─── Dataset section

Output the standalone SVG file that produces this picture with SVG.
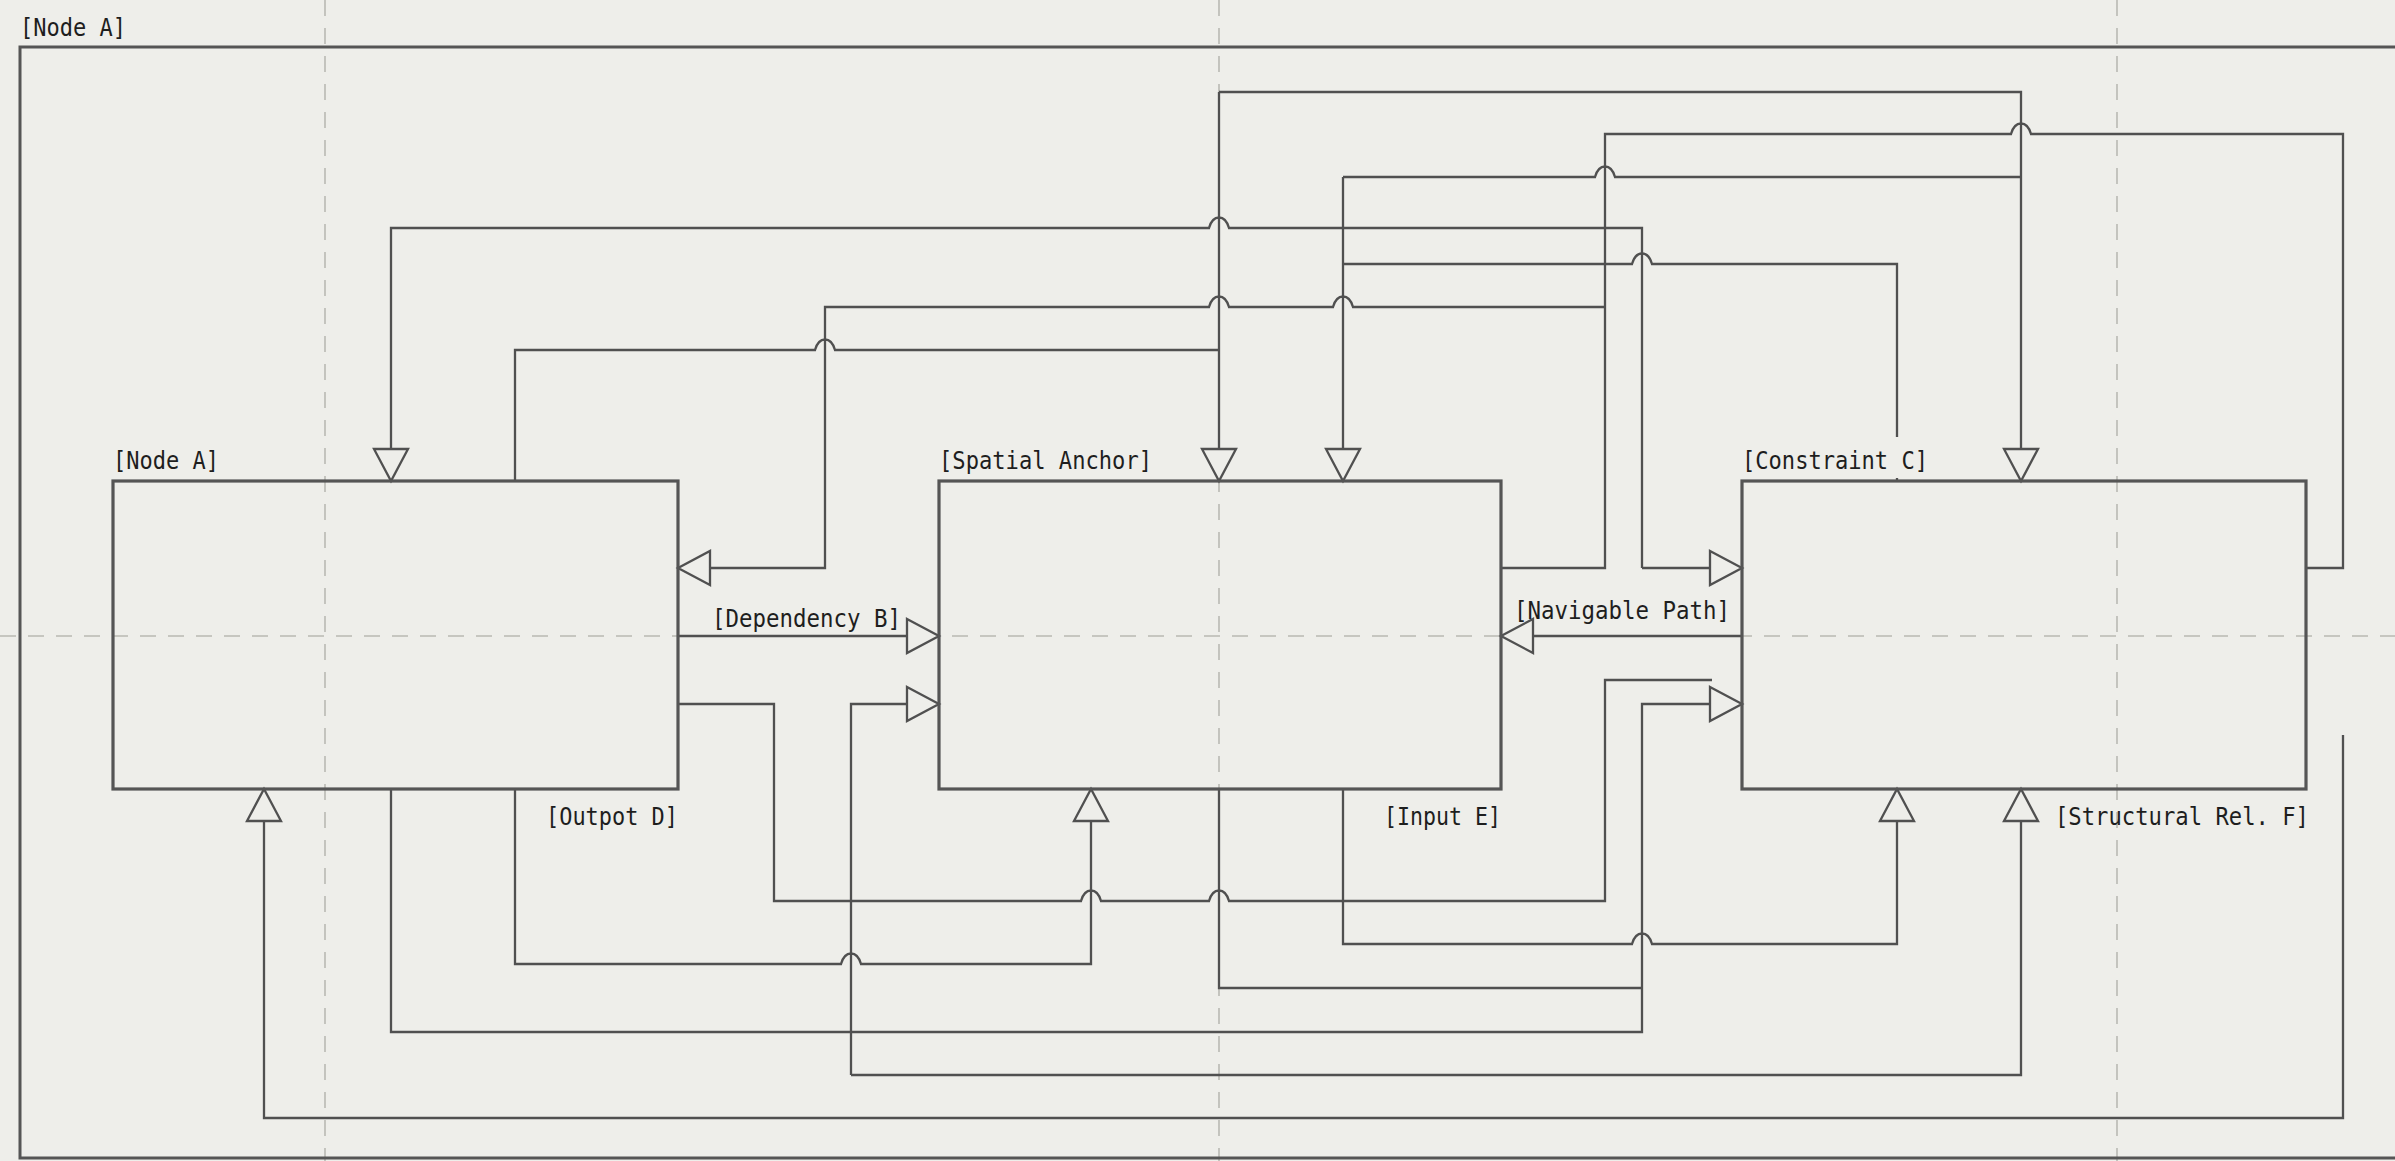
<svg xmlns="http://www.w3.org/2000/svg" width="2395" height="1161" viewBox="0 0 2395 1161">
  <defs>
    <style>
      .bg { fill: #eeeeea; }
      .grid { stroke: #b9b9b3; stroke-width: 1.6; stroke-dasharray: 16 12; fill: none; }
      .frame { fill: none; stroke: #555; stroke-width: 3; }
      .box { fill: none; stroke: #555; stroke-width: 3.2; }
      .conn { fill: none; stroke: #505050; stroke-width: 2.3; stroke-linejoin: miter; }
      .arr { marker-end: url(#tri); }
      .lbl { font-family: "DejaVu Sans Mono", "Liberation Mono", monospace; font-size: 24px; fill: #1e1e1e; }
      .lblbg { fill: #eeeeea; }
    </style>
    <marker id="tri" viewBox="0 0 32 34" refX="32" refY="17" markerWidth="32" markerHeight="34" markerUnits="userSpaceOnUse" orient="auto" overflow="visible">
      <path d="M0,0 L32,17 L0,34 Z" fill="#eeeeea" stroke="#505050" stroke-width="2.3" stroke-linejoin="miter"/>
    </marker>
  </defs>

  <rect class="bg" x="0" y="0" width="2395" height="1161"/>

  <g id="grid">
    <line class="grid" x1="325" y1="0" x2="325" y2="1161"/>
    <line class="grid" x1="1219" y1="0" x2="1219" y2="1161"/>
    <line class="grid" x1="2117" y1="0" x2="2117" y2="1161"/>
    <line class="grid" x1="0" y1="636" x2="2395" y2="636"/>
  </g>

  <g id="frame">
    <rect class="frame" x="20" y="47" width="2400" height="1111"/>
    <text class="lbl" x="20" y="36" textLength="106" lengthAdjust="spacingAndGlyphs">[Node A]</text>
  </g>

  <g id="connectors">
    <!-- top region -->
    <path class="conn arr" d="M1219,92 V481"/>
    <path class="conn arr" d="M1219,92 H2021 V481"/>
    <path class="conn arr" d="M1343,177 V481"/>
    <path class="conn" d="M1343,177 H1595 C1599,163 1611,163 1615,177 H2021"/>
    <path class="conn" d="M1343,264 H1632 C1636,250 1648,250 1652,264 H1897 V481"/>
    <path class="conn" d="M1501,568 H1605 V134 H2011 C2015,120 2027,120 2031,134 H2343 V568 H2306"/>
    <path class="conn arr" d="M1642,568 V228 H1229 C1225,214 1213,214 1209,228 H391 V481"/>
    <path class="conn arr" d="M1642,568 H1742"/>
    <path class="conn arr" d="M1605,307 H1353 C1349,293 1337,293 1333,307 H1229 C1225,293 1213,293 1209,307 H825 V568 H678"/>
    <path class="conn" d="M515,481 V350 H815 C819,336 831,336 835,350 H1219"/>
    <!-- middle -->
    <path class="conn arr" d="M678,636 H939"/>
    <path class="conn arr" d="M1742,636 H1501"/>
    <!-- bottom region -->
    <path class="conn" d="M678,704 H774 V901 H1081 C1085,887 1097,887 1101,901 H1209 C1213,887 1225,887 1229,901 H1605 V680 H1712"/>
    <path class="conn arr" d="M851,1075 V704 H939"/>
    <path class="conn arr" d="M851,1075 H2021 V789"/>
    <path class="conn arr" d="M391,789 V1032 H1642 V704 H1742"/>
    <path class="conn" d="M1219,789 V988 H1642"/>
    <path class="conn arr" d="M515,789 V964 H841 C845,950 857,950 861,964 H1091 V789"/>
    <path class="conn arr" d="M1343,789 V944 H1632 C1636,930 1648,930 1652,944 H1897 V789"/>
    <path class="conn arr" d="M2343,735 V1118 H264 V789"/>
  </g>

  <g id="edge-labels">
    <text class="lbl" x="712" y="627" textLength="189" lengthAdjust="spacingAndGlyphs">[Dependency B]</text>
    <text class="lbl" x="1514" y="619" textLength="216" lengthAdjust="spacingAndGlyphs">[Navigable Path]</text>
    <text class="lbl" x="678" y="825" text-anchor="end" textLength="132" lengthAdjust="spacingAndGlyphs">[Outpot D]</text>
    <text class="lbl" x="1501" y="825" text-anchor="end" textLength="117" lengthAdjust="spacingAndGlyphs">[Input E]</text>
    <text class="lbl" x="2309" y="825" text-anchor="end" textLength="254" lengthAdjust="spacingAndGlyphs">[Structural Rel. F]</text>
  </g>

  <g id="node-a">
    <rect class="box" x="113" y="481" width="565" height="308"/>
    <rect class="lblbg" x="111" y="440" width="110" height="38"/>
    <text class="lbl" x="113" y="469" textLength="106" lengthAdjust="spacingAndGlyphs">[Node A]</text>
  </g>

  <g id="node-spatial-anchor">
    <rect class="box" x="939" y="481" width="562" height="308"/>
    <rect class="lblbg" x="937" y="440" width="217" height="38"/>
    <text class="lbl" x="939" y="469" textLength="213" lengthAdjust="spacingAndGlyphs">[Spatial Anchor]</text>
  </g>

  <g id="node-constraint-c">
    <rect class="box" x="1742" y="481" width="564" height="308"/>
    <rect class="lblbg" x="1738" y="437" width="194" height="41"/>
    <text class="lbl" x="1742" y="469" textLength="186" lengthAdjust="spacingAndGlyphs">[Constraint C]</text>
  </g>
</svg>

──────

Omit pictures; set down the rest of the material word for word.

Output the standalone SVG file that produces this picture with SVG.
<svg xmlns="http://www.w3.org/2000/svg" width="2395" height="1161" viewBox="0 0 2395 1161">
  <defs>
    <style>
      .bg { fill: #eeeeea; }
      .grid { stroke: #b9b9b3; stroke-width: 1.6; stroke-dasharray: 16 12; fill: none; }
      .frame { fill: none; stroke: #555; stroke-width: 3; }
      .box { fill: none; stroke: #555; stroke-width: 3.2; }
      .conn { fill: none; stroke: #505050; stroke-width: 2.3; stroke-linejoin: miter; }
      .arr { marker-end: url(#tri); }
      .lbl { font-family: "DejaVu Sans Mono", "Liberation Mono", monospace; font-size: 24px; fill: #1e1e1e; }
      .lblbg { fill: #eeeeea; }
    </style>
    <marker id="tri" viewBox="0 0 32 34" refX="32" refY="17" markerWidth="32" markerHeight="34" markerUnits="userSpaceOnUse" orient="auto" overflow="visible">
      <path d="M0,0 L32,17 L0,34 Z" fill="#eeeeea" stroke="#505050" stroke-width="2.3" stroke-linejoin="miter"/>
    </marker>
  </defs>

  <rect class="bg" x="0" y="0" width="2395" height="1161"/>

  <g id="grid">
    <line class="grid" x1="325" y1="0" x2="325" y2="1161"/>
    <line class="grid" x1="1219" y1="0" x2="1219" y2="1161"/>
    <line class="grid" x1="2117" y1="0" x2="2117" y2="1161"/>
    <line class="grid" x1="0" y1="636" x2="2395" y2="636"/>
  </g>

  <g id="frame">
    <rect class="frame" x="20" y="47" width="2400" height="1111"/>
    <text class="lbl" x="20" y="36" textLength="106" lengthAdjust="spacingAndGlyphs">[Node A]</text>
  </g>

  <g id="connectors">
    <!-- top region -->
    <path class="conn arr" d="M1219,92 V481"/>
    <path class="conn arr" d="M1219,92 H2021 V481"/>
    <path class="conn arr" d="M1343,177 V481"/>
    <path class="conn" d="M1343,177 H1595 C1599,163 1611,163 1615,177 H2021"/>
    <path class="conn" d="M1343,264 H1632 C1636,250 1648,250 1652,264 H1897 V481"/>
    <path class="conn" d="M1501,568 H1605 V134 H2011 C2015,120 2027,120 2031,134 H2343 V568 H2306"/>
    <path class="conn arr" d="M1642,568 V228 H1229 C1225,214 1213,214 1209,228 H391 V481"/>
    <path class="conn arr" d="M1642,568 H1742"/>
    <path class="conn arr" d="M1605,307 H1353 C1349,293 1337,293 1333,307 H1229 C1225,293 1213,293 1209,307 H825 V568 H678"/>
    <path class="conn" d="M515,481 V350 H815 C819,336 831,336 835,350 H1219"/>
    <!-- middle -->
    <path class="conn arr" d="M678,636 H939"/>
    <path class="conn arr" d="M1742,636 H1501"/>
    <!-- bottom region -->
    <path class="conn" d="M678,704 H774 V901 H1081 C1085,887 1097,887 1101,901 H1209 C1213,887 1225,887 1229,901 H1605 V680 H1712"/>
    <path class="conn arr" d="M851,1075 V704 H939"/>
    <path class="conn arr" d="M851,1075 H2021 V789"/>
    <path class="conn arr" d="M391,789 V1032 H1642 V704 H1742"/>
    <path class="conn" d="M1219,789 V988 H1642"/>
    <path class="conn arr" d="M515,789 V964 H841 C845,950 857,950 861,964 H1091 V789"/>
    <path class="conn arr" d="M1343,789 V944 H1632 C1636,930 1648,930 1652,944 H1897 V789"/>
    <path class="conn arr" d="M2343,735 V1118 H264 V789"/>
  </g>

  <g id="edge-labels">
    <text class="lbl" x="712" y="627" textLength="189" lengthAdjust="spacingAndGlyphs">[Dependency B]</text>
    <text class="lbl" x="1514" y="619" textLength="216" lengthAdjust="spacingAndGlyphs">[Navigable Path]</text>
    <text class="lbl" x="678" y="825" text-anchor="end" textLength="132" lengthAdjust="spacingAndGlyphs">[Outpot D]</text>
    <text class="lbl" x="1501" y="825" text-anchor="end" textLength="117" lengthAdjust="spacingAndGlyphs">[Input E]</text>
    <text class="lbl" x="2309" y="825" text-anchor="end" textLength="254" lengthAdjust="spacingAndGlyphs">[Structural Rel. F]</text>
  </g>

  <g id="node-a">
    <rect class="box" x="113" y="481" width="565" height="308"/>
    <rect class="lblbg" x="111" y="440" width="110" height="38"/>
    <text class="lbl" x="113" y="469" textLength="106" lengthAdjust="spacingAndGlyphs">[Node A]</text>
  </g>

  <g id="node-spatial-anchor">
    <rect class="box" x="939" y="481" width="562" height="308"/>
    <rect class="lblbg" x="937" y="440" width="217" height="38"/>
    <text class="lbl" x="939" y="469" textLength="213" lengthAdjust="spacingAndGlyphs">[Spatial Anchor]</text>
  </g>

  <g id="node-constraint-c">
    <rect class="box" x="1742" y="481" width="564" height="308"/>
    <rect class="lblbg" x="1738" y="437" width="194" height="41"/>
    <text class="lbl" x="1742" y="469" textLength="186" lengthAdjust="spacingAndGlyphs">[Constraint C]</text>
  </g>
</svg>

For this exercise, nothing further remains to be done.